Examine the records and identify each line that includes the string "this". Copy those lines.
━━━━━━━━━━━━━━━━
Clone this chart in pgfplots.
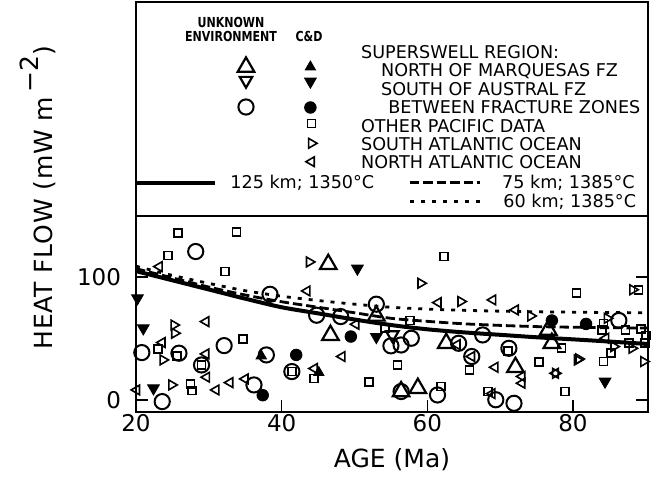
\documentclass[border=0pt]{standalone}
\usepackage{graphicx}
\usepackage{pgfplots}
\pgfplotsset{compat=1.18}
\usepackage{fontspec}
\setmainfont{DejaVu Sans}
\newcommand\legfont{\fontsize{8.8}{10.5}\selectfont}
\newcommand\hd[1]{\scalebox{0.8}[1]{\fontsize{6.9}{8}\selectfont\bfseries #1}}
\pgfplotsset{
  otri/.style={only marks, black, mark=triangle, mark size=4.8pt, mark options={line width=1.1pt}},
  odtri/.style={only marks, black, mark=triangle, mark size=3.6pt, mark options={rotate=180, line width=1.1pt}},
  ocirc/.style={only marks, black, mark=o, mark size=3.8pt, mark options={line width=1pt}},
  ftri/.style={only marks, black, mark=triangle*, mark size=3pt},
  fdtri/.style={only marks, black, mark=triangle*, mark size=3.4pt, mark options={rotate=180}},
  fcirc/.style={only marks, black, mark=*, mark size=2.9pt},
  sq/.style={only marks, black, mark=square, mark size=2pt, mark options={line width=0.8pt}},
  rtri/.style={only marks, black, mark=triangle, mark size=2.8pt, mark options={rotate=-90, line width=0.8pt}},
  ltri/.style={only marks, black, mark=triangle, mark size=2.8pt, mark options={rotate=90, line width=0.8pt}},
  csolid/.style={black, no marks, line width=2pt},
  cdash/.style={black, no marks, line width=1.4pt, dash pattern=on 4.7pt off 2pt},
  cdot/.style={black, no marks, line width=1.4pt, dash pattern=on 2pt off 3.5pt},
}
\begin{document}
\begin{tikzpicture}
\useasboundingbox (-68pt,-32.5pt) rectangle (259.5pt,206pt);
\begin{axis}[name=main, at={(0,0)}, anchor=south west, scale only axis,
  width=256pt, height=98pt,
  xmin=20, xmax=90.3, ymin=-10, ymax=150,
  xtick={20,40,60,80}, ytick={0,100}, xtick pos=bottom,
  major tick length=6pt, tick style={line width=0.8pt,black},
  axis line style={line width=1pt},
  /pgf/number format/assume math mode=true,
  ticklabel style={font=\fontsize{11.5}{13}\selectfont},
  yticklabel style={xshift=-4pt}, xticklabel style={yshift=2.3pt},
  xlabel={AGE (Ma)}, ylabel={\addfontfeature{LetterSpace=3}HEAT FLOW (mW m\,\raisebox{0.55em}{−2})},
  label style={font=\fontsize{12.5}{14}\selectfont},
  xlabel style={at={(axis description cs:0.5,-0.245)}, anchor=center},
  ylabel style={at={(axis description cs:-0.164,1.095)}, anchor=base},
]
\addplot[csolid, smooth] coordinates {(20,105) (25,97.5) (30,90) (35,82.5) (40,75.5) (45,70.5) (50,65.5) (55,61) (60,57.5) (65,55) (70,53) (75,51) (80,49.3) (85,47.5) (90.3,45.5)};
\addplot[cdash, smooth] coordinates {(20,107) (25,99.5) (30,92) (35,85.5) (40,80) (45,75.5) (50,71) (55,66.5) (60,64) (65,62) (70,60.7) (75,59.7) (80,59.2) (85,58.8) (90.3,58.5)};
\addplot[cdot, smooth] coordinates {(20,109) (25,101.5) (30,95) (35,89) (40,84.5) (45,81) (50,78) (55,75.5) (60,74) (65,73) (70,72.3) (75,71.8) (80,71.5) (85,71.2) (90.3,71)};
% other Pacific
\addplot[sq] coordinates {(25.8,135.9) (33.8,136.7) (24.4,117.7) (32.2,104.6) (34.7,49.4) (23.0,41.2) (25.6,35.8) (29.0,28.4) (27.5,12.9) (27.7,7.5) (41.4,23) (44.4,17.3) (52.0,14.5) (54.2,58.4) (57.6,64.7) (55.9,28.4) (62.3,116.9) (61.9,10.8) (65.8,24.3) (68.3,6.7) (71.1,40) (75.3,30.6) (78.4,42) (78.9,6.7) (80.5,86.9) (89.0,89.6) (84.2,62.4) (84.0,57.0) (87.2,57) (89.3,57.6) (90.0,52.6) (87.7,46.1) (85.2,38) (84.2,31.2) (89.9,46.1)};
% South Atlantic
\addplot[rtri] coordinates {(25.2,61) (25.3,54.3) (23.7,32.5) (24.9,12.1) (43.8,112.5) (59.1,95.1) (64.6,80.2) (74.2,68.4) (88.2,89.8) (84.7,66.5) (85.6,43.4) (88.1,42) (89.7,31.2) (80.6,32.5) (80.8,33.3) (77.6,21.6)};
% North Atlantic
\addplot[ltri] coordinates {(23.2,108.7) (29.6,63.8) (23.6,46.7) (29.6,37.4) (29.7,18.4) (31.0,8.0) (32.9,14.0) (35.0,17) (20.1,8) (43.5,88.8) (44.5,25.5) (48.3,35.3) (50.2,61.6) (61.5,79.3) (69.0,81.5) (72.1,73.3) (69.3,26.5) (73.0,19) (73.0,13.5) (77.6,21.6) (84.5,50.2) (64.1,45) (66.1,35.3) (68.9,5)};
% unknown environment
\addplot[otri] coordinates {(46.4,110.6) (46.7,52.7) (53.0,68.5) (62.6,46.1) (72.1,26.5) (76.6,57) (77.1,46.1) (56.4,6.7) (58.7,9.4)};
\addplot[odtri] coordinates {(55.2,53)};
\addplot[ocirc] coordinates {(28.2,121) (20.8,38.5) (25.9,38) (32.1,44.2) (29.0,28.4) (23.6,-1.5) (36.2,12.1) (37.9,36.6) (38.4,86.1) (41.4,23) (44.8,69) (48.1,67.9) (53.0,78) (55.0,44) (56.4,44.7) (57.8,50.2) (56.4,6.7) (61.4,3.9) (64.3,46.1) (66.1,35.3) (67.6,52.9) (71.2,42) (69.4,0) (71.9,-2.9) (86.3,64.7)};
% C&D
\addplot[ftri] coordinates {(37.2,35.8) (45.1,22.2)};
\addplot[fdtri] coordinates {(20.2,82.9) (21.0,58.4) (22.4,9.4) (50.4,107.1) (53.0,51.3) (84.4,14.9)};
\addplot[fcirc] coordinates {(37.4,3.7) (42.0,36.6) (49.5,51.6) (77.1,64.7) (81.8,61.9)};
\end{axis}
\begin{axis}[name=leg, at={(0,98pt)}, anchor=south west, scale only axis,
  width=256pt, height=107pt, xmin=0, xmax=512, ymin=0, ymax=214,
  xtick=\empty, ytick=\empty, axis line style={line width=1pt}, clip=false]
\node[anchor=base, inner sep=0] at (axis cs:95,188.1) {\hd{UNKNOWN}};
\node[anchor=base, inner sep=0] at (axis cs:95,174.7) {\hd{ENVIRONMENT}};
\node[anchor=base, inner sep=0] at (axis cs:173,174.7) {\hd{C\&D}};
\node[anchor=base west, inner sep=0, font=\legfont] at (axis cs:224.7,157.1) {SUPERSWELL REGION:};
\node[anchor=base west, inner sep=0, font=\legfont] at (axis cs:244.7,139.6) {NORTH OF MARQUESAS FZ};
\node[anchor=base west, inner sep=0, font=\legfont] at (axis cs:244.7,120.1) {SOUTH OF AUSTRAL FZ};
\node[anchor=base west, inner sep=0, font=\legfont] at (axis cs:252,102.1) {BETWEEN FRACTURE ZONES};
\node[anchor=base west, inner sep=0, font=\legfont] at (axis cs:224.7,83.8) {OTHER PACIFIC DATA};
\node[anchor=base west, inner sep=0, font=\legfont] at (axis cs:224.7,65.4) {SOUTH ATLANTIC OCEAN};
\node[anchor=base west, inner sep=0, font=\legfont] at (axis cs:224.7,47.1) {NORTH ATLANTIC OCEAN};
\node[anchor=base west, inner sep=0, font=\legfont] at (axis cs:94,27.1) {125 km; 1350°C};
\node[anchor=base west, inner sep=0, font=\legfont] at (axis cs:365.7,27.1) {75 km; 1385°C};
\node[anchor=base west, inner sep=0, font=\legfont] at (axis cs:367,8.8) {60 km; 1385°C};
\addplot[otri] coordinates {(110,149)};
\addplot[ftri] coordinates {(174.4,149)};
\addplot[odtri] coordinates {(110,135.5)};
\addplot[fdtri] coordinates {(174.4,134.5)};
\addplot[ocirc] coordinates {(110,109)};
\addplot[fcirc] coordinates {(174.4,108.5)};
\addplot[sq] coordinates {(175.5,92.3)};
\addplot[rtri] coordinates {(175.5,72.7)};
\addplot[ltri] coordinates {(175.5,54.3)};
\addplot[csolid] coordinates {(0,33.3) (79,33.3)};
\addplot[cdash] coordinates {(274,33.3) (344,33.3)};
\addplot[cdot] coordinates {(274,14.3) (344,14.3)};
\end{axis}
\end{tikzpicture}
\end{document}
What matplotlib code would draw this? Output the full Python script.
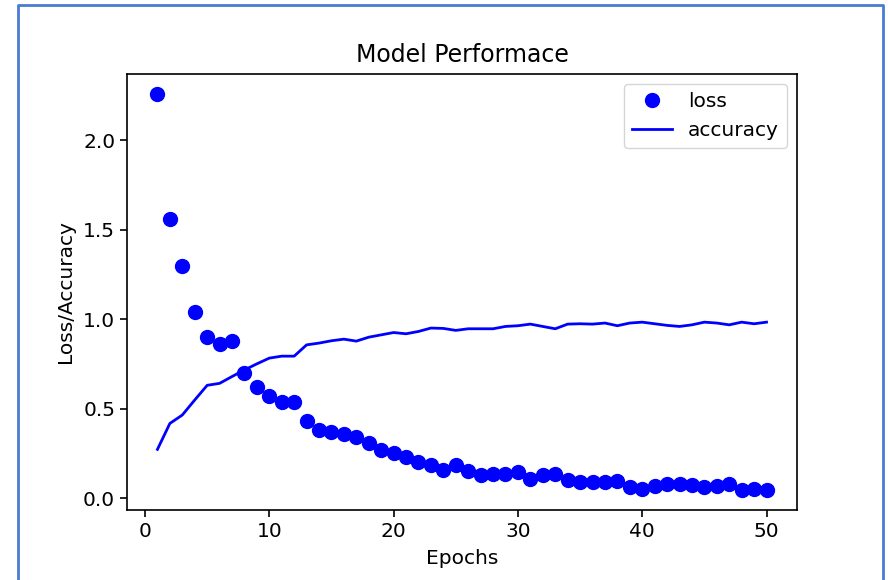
━━━━━━━━━━━━━━━━
(EXPECTED ANSWER):
Clone this chart in pgfplots.
What matplotlib code would draw this? Output the full Python script.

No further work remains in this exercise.